Hacker News new | ask | show | jobs
by Raveen87 2563 days ago
I think Rust is such a well designed language. But as someone coming from more high-level languages I sometimes feel a bit lost due to not getting as much help from the IDE as I'm used to for C# in Visual Studio and Java in IntelliJ. For Rust I've only tried IntelliJ with the Rust plugin, which seems like the best choice for what I'm after.
3 comments

Rust may hopefully get better autocompletions if they work on their Language Server implementation. C# compiler was explicitly rewritten so that it is IDE friendly and I fully agree with this decision. That said even good, old Java has excellent tooling support that I do miss from all these hip languages (such as Rust).
The compiler team is planning on following in C#’s footsteps with the rust-analyzer project.
I can only recommend trying it out. It works comparatively well. The problem with RLS is that it always needs working code to compile in between and it always loses state. I think it's a design issue at the core of RLS. rust-analyzer does this a lot better and faster, but is still in an early stage.
That would be great! One thing that makes working with a language pleasant is good tooling.
The level of IDE integration has little to do with whether a language is 'high-level'. In fact, the more abstract a language, the more likely it is to be difficult to do complicated analysis.

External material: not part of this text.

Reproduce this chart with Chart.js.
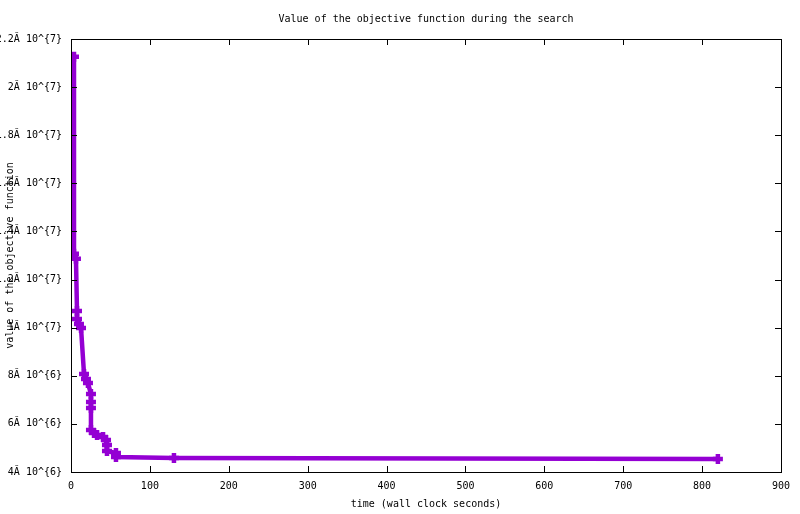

VS Code support is good too. https://areweideyet.com/
Such tables are tricky. What does it mean to have syntax highlighting? For languages like C, it means that keywords, numbers and strings are colored differently. But for languages like Java/C# it's not enough, expectations are different. For such languages you expect class names to be colored differently than variable names, and IDEs for other languages rarely provide that.